# Silica or Pool Filter Sand



## PitBully (Apr 14, 2009)

Which one should I get? I want white sand that wont cloud my tank. I'm having a hard time finding pool filter sand in L.A. so Silica may be my only option.


----------



## ridley25 (Jan 5, 2008)

Big sell for Pool Filter Sand here:
http://www.fmueller.com/home/aquaristic ... substrate/
I have play sand and am happy with it.
Neither will cloud your tank for too long if you rinse it well first.
http://www.cichlid-forum.com/videos/cleaning_sand.php

kevin


----------



## Comic Sans (Apr 21, 2009)

I have silica. It's the same stuff really, just pool filter sand has larger particles which is easier on HOB filters, sinks quicker. Flip side is I guess if a particle does make it into the filter it would do that much more damage. The silica stuff sinks readily too, but mine is just small enough that surface tension can leave some on the surface. When I had an HOB I learned pretty quick to be careful.

If I had to do it again, I'd look more diligently for PFS.

What kind of filtration do you have? I might be able to give a little more specific information.


----------



## ridley25 (Jan 5, 2008)

ridley25 said:


> Big sell for Pool Filter Sand here:
> http://www.fmueller.com/home/aquaristic ... substrate/
> I have play sand and am happy with it, but it's, well...sand coloured.
> 
> ...


Edit: the play sand is sand coloured, so if you want white, it obviously won't do.


----------



## FedEXguy (Feb 24, 2005)

ridley25 said:


> the play sand is sand coloured, so if you want white, it obviously won't do.


I have play sand in a planted tank from Home Depot that came in a brown bag and it is sand colored. It also took awhile to clean and had some fairly fine particles that took a number of grave vacs to remove. It's settled now but it does tend to pack down and need stirring.

I have another brand that came in a clear plastic bag from Lowes in another tank. This sand is a white that rivals some pool filter sands. It's also heavier and required less cleaning and doesn't pack as readily.

Brand names? I don't remember, but in both cases it was the only bags labeled Play Sand in my local stores. I would say look at Lowes if you have one in your area.


----------



## JWerner2 (Jul 7, 2008)

Been using Quickrete play sand for years. No complaints what so ever.

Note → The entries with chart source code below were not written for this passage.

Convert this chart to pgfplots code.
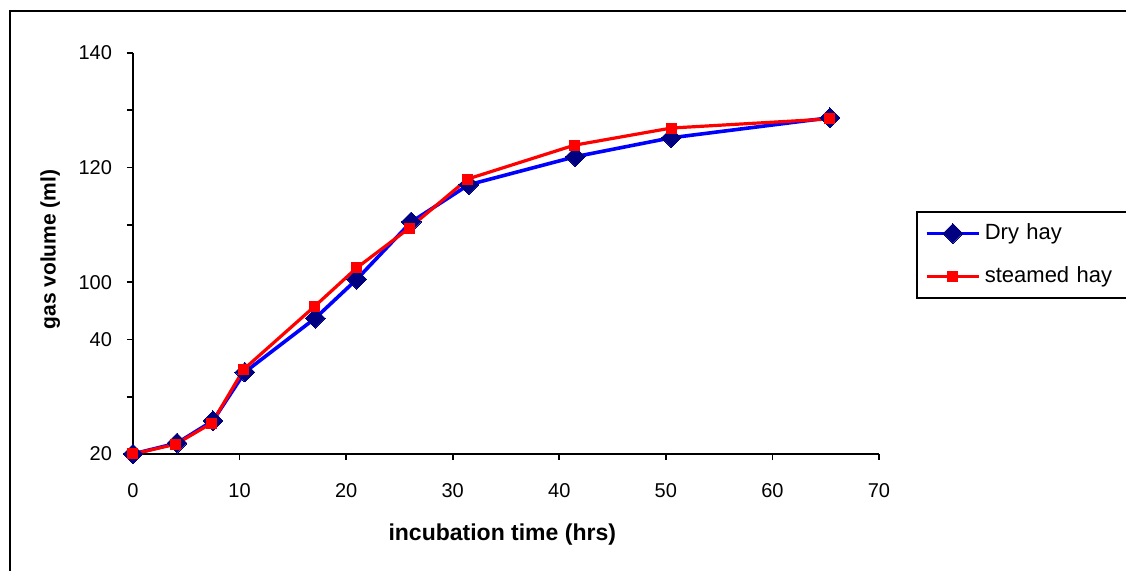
\documentclass[border=0pt]{standalone}
\usepackage{fontspec}
\setmainfont{Liberation Sans}
\usepackage{pgfplots}
\pgfplotsset{compat=1.18}
\definecolor{dryline}{RGB}{0,0,255}
\definecolor{drymark}{RGB}{0,0,128}
\definecolor{steamred}{RGB}{255,0,0}

\begin{document}
\begin{tikzpicture}
% picture frame: 1px = 0.5pt, axis origin at pixel (133,454)
\path[use as bounding box] (-66.5pt,-58.5pt) rectangle (496.5pt,227pt);
\draw[line width=1.2pt] (-61.5pt,-60pt) -- (-61.5pt,221.5pt) -- (500pt,221.5pt);
\begin{axis}[
    scale only axis,
    width=373pt, height=200.5pt,
    xmin=0, xmax=70,
    ymin=0, ymax=7,
    axis x line=bottom, axis y line=left,
    axis line style={-, line width=1pt, black},
    xtick={0,10,...,70},
    ytick={0,1,...,7},
    yticklabels={20,,40,100,,120,,140},
    tick align=outside,
    major tick length=3pt,
    tick style={black, line width=0.8pt},
    /pgf/number format/assume math mode=true,
    tick label style={font=\fontsize{10}{12}\selectfont},
    yticklabel style={xshift=-4pt},
    xticklabel style={yshift=-8pt},
    xlabel={\textbf{incubation time (hrs)}},
    ylabel={\textbf{gas volume (ml)}},
    xlabel style={at={(axis description cs:0.495,-0.202)}, anchor=center, font=\fontsize{11.5}{13}\selectfont},
    ylabel style={at={(axis description cs:-0.111,0.51)}, anchor=center, font=\fontsize{10.5}{13}\selectfont},
    clip=false,
    legend style={at={(axis description cs:1.0496,0.606)}, anchor=north west,
        draw=black, line width=0.9pt, font=\fontsize{11}{13}\selectfont,
        row sep=8pt, inner xsep=4pt, inner ysep=4pt,
        nodes={text width=75pt}},
    legend cell align=left,
    legend image code/.code={\draw[mark repeat=2,mark phase=2] plot coordinates {(0cm,0cm) (0.46cm,0cm) (0.92cm,0cm)};},
]
\addplot[color=dryline, line width=1.8pt, mark=square*, mark size=3.5pt,
    mark options={rotate=45, fill=drymark, draw=drymark, line width=0pt}]
    coordinates {(0,0) (4.13,0.19) (7.5,0.58) (10.5,1.43) (17.1,2.37) (21.0,3.05)
                 (26.1,4.05) (31.5,4.70) (41.5,5.19) (50.5,5.52) (65.4,5.87)};
\addplot[color=steamred, line width=1.6pt, mark=square*, mark size=2.5pt,
    mark options={fill=steamred, draw=steamred, line width=0pt}]
    coordinates {(0,0) (4.0,0.17) (7.4,0.54) (10.4,1.48) (17.0,2.57) (21.0,3.25)
                 (25.9,3.94) (31.4,4.80) (41.4,5.39) (50.5,5.69) (65.4,5.85)};
\legend{Dry hay, steamed hay}
\end{axis}
\end{tikzpicture}
\end{document}
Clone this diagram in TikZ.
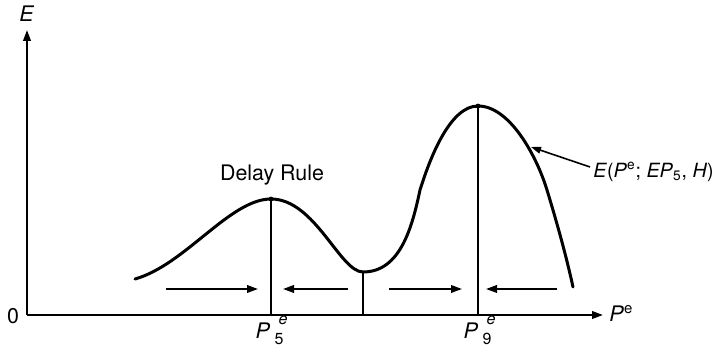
\documentclass[tikz,border=0pt]{standalone}
\usepackage{fontspec}
\setmainfont{TeX Gyre Heros}
\usetikzlibrary{arrows.meta}
\begin{document}
\begin{tikzpicture}[x=0.5pt,y=-0.5pt,
  axis/.style={line width=1pt,-{Triangle[length=5.5pt,width=3.8pt]}},
  mover/.style={line width=0.9pt,-{Triangle[length=5.5pt,width=3.8pt]}},
  guide/.style={line width=0.6pt},
  curve/.style={line width=1.5pt,line cap=round},
  lbl/.style={inner sep=0pt,font=\fontsize{10.7}{13}\selectfont},
  sml/.style={inner sep=0pt,font=\fontsize{8}{10}\selectfont}]
\useasboundingbox (0,0) rectangle (718,346);
% axes
\coordinate (O) at (27,315);
\coordinate (Ytop) at (27,30);
\coordinate (Xend) at (603,315);
\draw[axis] (O) -- (Ytop);
\draw[axis] (O) -- (Xend);
\node[lbl] (Elab) at (27,14) {\textit{E}};
\node[lbl] (zero) at (13,316) {0};
\node[lbl,anchor=west] (Pelab) at (609,313) {\textit{P}\textsuperscript{e}};
% curve
\draw[curve] (135,279) .. controls (185,265) and (230,199) .. (271,199)
  .. controls (315,199) and (340,272) .. (363,272)
  .. controls (400,272) and (412,228) .. (420,190)
  .. controls (430,158) and (450,106) .. (478,106)
  .. controls (510,106) and (537,157) .. (547,190)
  .. controls (557,223) and (566,255) .. (573,287);
% peaks and guides
\coordinate (pk1) at (271,199);
\coordinate (mn) at (363,271);
\coordinate (pk2) at (478,106);
\coordinate (b1) at (271,315);
\coordinate (b2) at (363,315);
\coordinate (b3) at (478,315);
\draw[guide] (pk1) -- (b1);
\draw[guide] (mn) -- (b2);
\draw[guide] (pk2) -- (b3);
\fill (pk1) circle (2.4);
\fill (pk2) circle (2.4);
% dynamics arrows
\coordinate (a1s) at (166,289); \coordinate (a1e) at (258,289);
\coordinate (a2s) at (348,289); \coordinate (a2e) at (283,289);
\coordinate (a3s) at (389,289); \coordinate (a3e) at (462,289);
\coordinate (a4s) at (557,289); \coordinate (a4e) at (486,289);
\draw[mover] (a1s) -- (a1e);
\draw[mover] (a2s) -- (a2e);
\draw[mover] (a3s) -- (a3e);
\draw[mover] (a4s) -- (a4e);
% labels
\node[lbl] (delay) at (272,175) {Delay Rule};
\node[lbl] (P5) at (263,331) {\textit{P}};
\node[sml] (P5s) at (279,339) {5};
\node[sml] (P5e) at (283,320) {\textit{e}};
\node[lbl] (P9) at (471,331) {\textit{P}};
\node[sml] (P9s) at (487,339) {9};
\node[sml] (P9e) at (491,320) {\textit{e}};
\node[inner sep=0pt,font=\fontsize{9.8}{12}\selectfont,anchor=west] (Elabel) at (593,172) {\textit{E}(\textit{P}\textsuperscript{e}; \textit{EP}\textsubscript{5}, \textit{H})};
\coordinate (tip) at (531,147);
\draw[line width=0.8pt,-{Triangle[length=5pt,width=3.4pt]}] (Elabel.west) ++(-3,-5) -- (tip);
\end{tikzpicture}
\end{document}
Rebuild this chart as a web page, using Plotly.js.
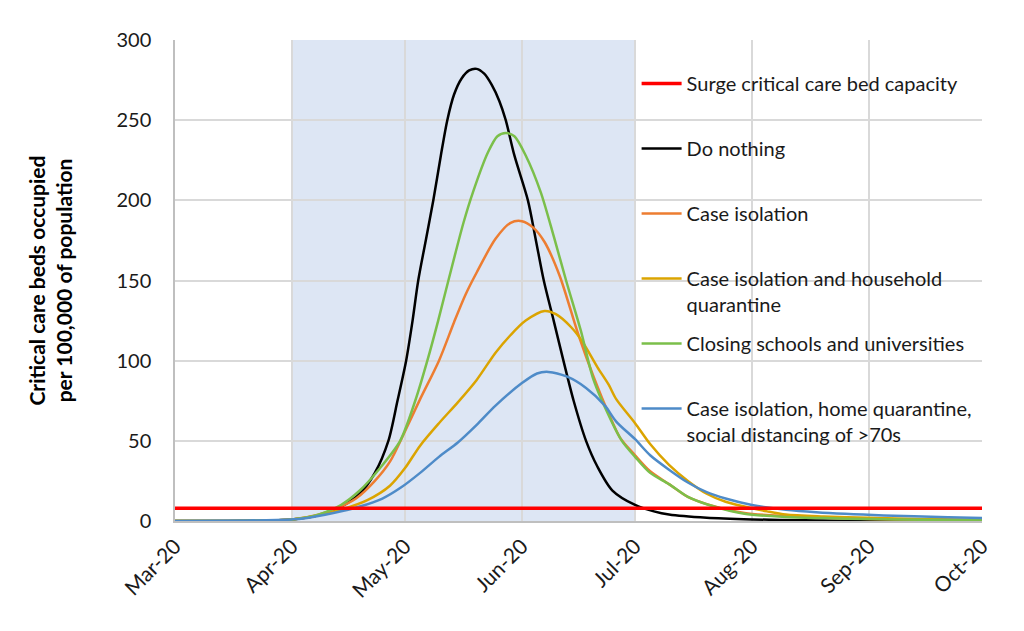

I recently used a cheaper white play sand from Lowes and it sucked royally! It was dyed and all the white took over 3 months to leach out and ten the sand turned its natural yellow color. To this day if I stir the sand bed it will cloud with dye.

The brand was pavestone.


----------



## FedEXguy (Feb 24, 2005)

I don't think JWerner2's sand is the same I use, but I suppose it could be. I've not had any dye issues or cloudiness with mine. It doesn't show up on Lowe's website (at least the pictures don't look like what my bags looked like.) Maybe I just got lucky.


----------



## JWerner2 (Jul 7, 2008)

Well, mine was light and very fine. So if yours was heavy I doubt it. It also didnt come in a brown bag. It was clear with a blue header.


----------



## noddy (Nov 20, 2006)

I thought pool filter sand was silica sand. Either way, I use play sand myself.


----------



## Floyd R Turbo (Jan 18, 2010)

I live in Iowa and no PFS at Home Depot or Lowe's, but there was some at Menards. I went and looked at it, $5 for 50 lb bag, white bag with blue print, Granusil silica fillers, made by Unimin corporation. The guy I talked to at Menards said that people use it for their pool filters, although they don't sell it as PFS, because that's not what it's made for.

Leslie's Pool Supply had some for $20 for a 50 lb bag, but the guy I talked to there was very honest, I told him what I was looking for and what Menards had told me, and he said that it is the exact same stuff, the difference it that theirs is sold as "made for pool filters" and Menards stuff isn't, and it's just one additional set of certification tests that their stuff goes through so it can be labeled as "pool safe". Otherwise, it's 100% identical.

So I got 4 bags of it for use in a 225g in I'm turning into a Cichlid tank. It's a customer of mine, I maintain his 125 FOWLR. He used to keep Discus in the 225, but they all died from bad water. I joined this forum so I could get some info specific to cichlids. I used to keep them myself on and off for a number of years (about 1985 through 2001) until I managed to neglect and kill them all (I was partying a lot in 2000). I will be starting up a thread for that tank, as I have some questions and want to get it right the first time!!


----------